Indeed, the Tiwaris, like some other Brahmins in Ghazipur, said if they did go out to vote, it would be for Afzal Ansari, the nominee of the Samajwadi Party (SP)-Bahujan Samaj Party (BSP) coalition or ‘gathbandhan’ and not Manoj Sinha of the BJP. Sinha is from the Bhumihar caste that exists in a minority in parts of eastern UP but is a classic illustration of sociologist and social anthropologist MN Srinivas’s delineation of a “dominant” caste. “Brahmins, Yadavs, Dalits, Lohars, all the castes here were harassed by the Bhumihars after Sinha’s election (in 2014). Ansari offered us some sort of protection so we will vote for him. He behaved sensibly when he filed his nomination. He didn’t mobilise a crowd because the BJP might have used it as a reason to polarise us on Hindu-Muslim lines,” said Praveen.

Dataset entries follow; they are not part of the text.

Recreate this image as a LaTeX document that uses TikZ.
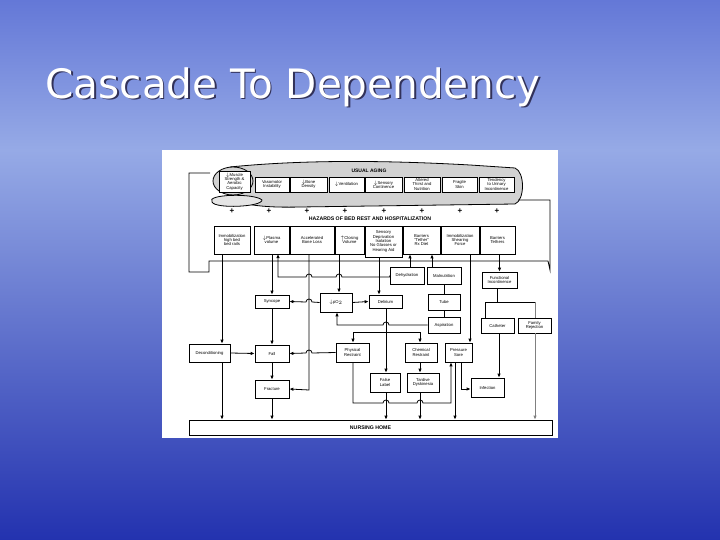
\documentclass[tikz,border=0pt]{standalone}
\usepackage{fontspec}
\setmainfont{Liberation Sans}
\newfontfamily\ttl{DejaVu Sans}
\usetikzlibrary{arrows.meta}
\tikzset{
 bx/.style={draw,line width=0.7pt,fill=white,inner sep=0.3pt,align=center,font=\fontsize{4.2}{4.4}\selectfont},
 ln/.style={line width=0.8pt},
 ar/.style={ln,-{Latex[length=4pt,width=3.5pt]}},
}
\newcommand\bxx[6]{\node[bx,minimum width={(#4)-(#2)},minimum height={(#5)-(#3)}] (#1) at ({((#2)+(#4))/2},{((#3)+(#5))/2}) {#6};}
\newcommand\hx[2]{-- ({#1-3},#2) arc[start angle=180,end angle=360,radius=3]}
\newcommand\hxl[2]{-- ({#1+3},#2) arc[start angle=0,end angle=-180,radius=3]}
\begin{document}
\begin{tikzpicture}[x=1pt,y=-1pt]
\useasboundingbox (0,0) rectangle (720,540);
\shade[top color={rgb,255:red,100;green,120;blue,215},bottom color={rgb,255:red,150;green,170;blue,230}] (0,0) rectangle (720,150);
\shade[top color={rgb,255:red,150;green,170;blue,230},middle color={rgb,255:red,70;green,95;blue,205},bottom color={rgb,255:red,35;green,50;blue,175}] (0,150) rectangle (720,540);
\node[anchor=base west,font=\ttl\fontsize{40.5}{42}\selectfont,text={rgb,255:red,50;green,50;blue,90}] at (43.5,100) {Cascade To Dependency};
\node[anchor=base west,font=\ttl\fontsize{40.5}{42}\selectfont,text=white] (title) at (42,98.5) {Cascade To Dependency};
\fill[white] (162,150) rectangle (558,438);
% body
\draw[ln,fill=gray!35] (230,167) .. controls (300,160) and (380,160) .. (470,165) -- (515,168) .. controls (525,172) and (525,200) .. (515,204) -- (300,207) .. controls (260,208) and (240,204) .. (230,198) -- cycle;
\draw[ln,fill=gray!35] (233,181) ellipse[x radius=20,y radius=14];
\draw[ln,fill=gray!20] (212,202) .. controls (205,194) and (255,193) .. (262,200) .. controls (262,207) and (215,209) .. (212,202) -- cycle;
\node[font=\bfseries\fontsize{5}{5}\selectfont] (ua) at (369,171) {USUAL AGING};
\bxx{a1}{219}{171}{250}{192}{$\downarrow$Muscle\\Strength \&\\Aerobic\\Capacity}
\bxx{a2}{255}{177}{289}{192}{Vasomotor\\Instability}
\bxx{a3}{290}{177}{327}{192}{$\downarrow$Bone\\Density}
\bxx{a4}{329}{177}{364}{192}{$\downarrow$Ventilation}
\bxx{a5}{365}{177}{402}{192}{$\downarrow$Sensory\\Continence}
\bxx{a6}{404}{177}{440}{192}{Altered\\Thirst and\\Nutrition}
\bxx{a7}{442}{177}{477}{192}{Fragile\\Skin}
\bxx{a8}{479}{177}{514}{192}{Tendency\\to Urinary\\Incontinence}
% frame
\draw[ln] (210,173) -- (189,173) -- (189,272) -- (209,272) -- (209,261) -- (548,261) -- (550,270) -- (550,200) -- (518,200);
\foreach \x/\n in {232/1,269/2,307/3,345/4,384/5,422/6,460/7,497/8}{\node[font=\bfseries\fontsize{8}{8}\selectfont] (p\n) at (\x,211) {+};}
\node[font=\bfseries\fontsize{5.2}{5}\selectfont] (hz) at (370,219) {HAZARDS OF BED REST AND HOSPITALIZATION};
\bxx{h1}{214}{226}{250}{254}{Immobilization\\high bed\\bed rails}
\bxx{h2}{254}{226}{289}{254}{$\downarrow$Plasma\\volume}
\bxx{h3}{290}{226}{334}{254}{Accelerated\\Bone Loss}
\bxx{h4}{335}{226}{364}{254}{$\uparrow$Closing\\Volume}
\bxx{h5}{365}{226}{402}{257}{Sensory\\Deprivation\\Isolation\\No Glasses or\\Hearing Aid}
\bxx{h6}{403}{226}{440}{254}{Barriers\\``Tether''\\Rx Diet}
\bxx{h7}{441}{226}{479}{254}{Immobilization\\Shearing\\Force}
\bxx{h8}{480}{226}{515}{254}{Barriers\\Tethers}
% lower nodes
\bxx{deh}{390}{267}{424}{284}{Dehydration}
\bxx{mal}{427}{267}{461}{284}{Malnutrition}
\bxx{fi}{482}{272}{517}{288}{Functional\\Incontinence}
\bxx{syn}{255}{295}{289}{308}{Syncope}
\bxx{po}{320}{293}{352}{312}{$\downarrow$pO$_2$}
\bxx{del}{369}{295}{402}{308}{Delirium}
\bxx{tub}{428}{294}{460}{310}{Tube}
\bxx{asp}{428}{317}{460}{333}{Aspiration}
\bxx{cat}{481}{318}{514}{333}{Catheter}
\bxx{fam}{518}{318}{551}{333}{Family\\Rejection}
\bxx{dec}{189}{344}{230}{362}{Deconditioning}
\bxx{fal}{255}{345}{289}{362}{Fall}
\bxx{phr}{336}{343}{369}{362}{Physical\\Restraint}
\bxx{chr}{405}{343}{437}{362}{Chemical\\Restraint}
\bxx{ps}{445}{343}{472}{362}{Pressure\\Sore}
\bxx{fl}{370}{373}{400}{392}{False\\Label}
\bxx{td}{407}{373}{439}{392}{Tardive\\Dyskinesia}
\bxx{fr}{255}{380}{289}{398}{Fracture}
\bxx{inf}{471}{378}{504}{397}{Infection}
\node[bx,minimum width=363,minimum height=15,font=\bfseries\fontsize{5.2}{5}\selectfont] (nh) at (370.5,427.5) {NURSING HOME};
% connectors
\draw[ar] (222,254) -- (dec.north -| 222,0);
\draw[ar] (h2.south -| syn) -- (syn.north);
\draw[ar] (deh.west) -- (390,277) \hxl{339}{277} \hxl{309}{277} -- (278,277) -- (278,254);
\draw[ar] (309,254) -- (309,390) -- (fr.east);
\draw[ar] (h4.south -| 339,0) -- (po.north -| 339,0);
\draw[ar] (h5.south -| 379,0) -- (del.north -| 379,0);
\draw[ar] (deh.north -| 410,0) -- (h6.south -| 410,0);
\draw[ar] (mal.north -| 432,0) -- (h6.south -| 432,0);
\draw[ar] (h7.south -| 470,0) -- (ps.north -| 470,0);
\draw[ar] (h8.south -| fi) -- (fi.north);
\draw[ar] (po.west) \hxl{309}{302} -- (syn.east);
\draw[ar] (po.east) -- (del.west);
\draw[ar] (syn.south) -- (fal.north);
\draw[ln] (mal.south) -- (tub.north);
\draw[ln] (tub.south) -- (asp.north);
\draw[ar] (asp.west) \hxl{386}{325} -- (337,325) -- (po.south -| 337,0);
\draw[ar] (386,308) -- (fl.north -| 386,0);
\draw[ar] (386,332) -- (353,332) -- (phr.north -| 353,0);
\draw[ar] (386,332) -- (420,332) -- (chr.north -| 420,0);
\draw[ar] (phr.west) \hxl{309}{353} -- (fal.east);
\draw[ar] (dec.east) -- (fal.west);
\draw[ar] (fal.south) -- (fr.north);
\draw[ar] (phr.south -| 353,0) -- (353,403) \hx{386}{403} \hx{420}{403} -- (451,403) -- (ps.south -| 451,0);
\draw[ar] (chr.south -| 420,0) -- (td.north -| 420,0);
\draw[ar] (ps.south -| 455,0) -- (nh.north -| 455,0);
\draw[ar] (ps.south -| 461,0) -- (461,389) -- (inf.west |- 0,389);
\draw[ln] (fi.south -| 497,0) -- (497,302);
\draw[ln] (485,302) -- (535,302);
\draw[ln] (485,302) -- (cat.north -| 485,0);
\draw[ln,gray] (535,302) -- (fam.north -| 535,0);
\draw[ar] (cat.south -| 499,0) -- (inf.north -| 499,0);
\draw[ar,gray] (fam.south -| 535,0) -- (nh.north -| 535,0);
\draw[ar] (dec.south -| 222,0) -- (nh.north -| 222,0);
\draw[ar] (fr.south) -- (nh.north -| fr);
\draw[ar] (fl.south -| 386,0) -- (nh.north -| 386,0);
\draw[ar] (td.south -| 420,0) -- (nh.north -| 420,0);
\end{tikzpicture}
\end{document}
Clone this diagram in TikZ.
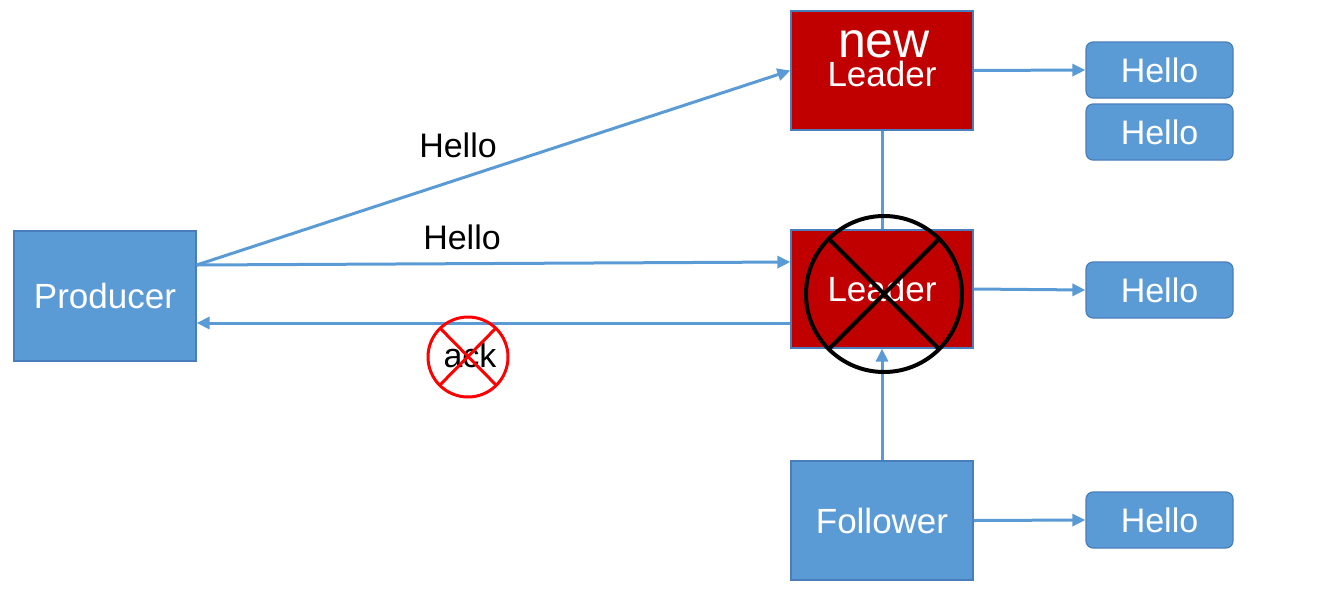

If the Joshi episode echoed loud and strong 200 km to Allahabad’s east, could the epicentre remain untouched? A retired bureaucrat elaborated on the matter. “Bahuguna exists in the past and contemporary voters can’t relate to him. In this city, everyone remembers Joshi for the Yamuna bridge, for mooting the proposal to give Allahabad University the status of a central university (that fructified in 2005 through an Act of Parliament) and his enunciation of Triple IT intended to make India an IT superpower. This is a city of thinkers and he struck a deep chord with it,” he said. He didn’t mention what propelled Joshi himself to ditch Allahabad in 2009 and move to Varanasi that he forfeited for Narendra Modi in 2014. The former alumnus and Physics professor still holds a place in the city’s heart and mind.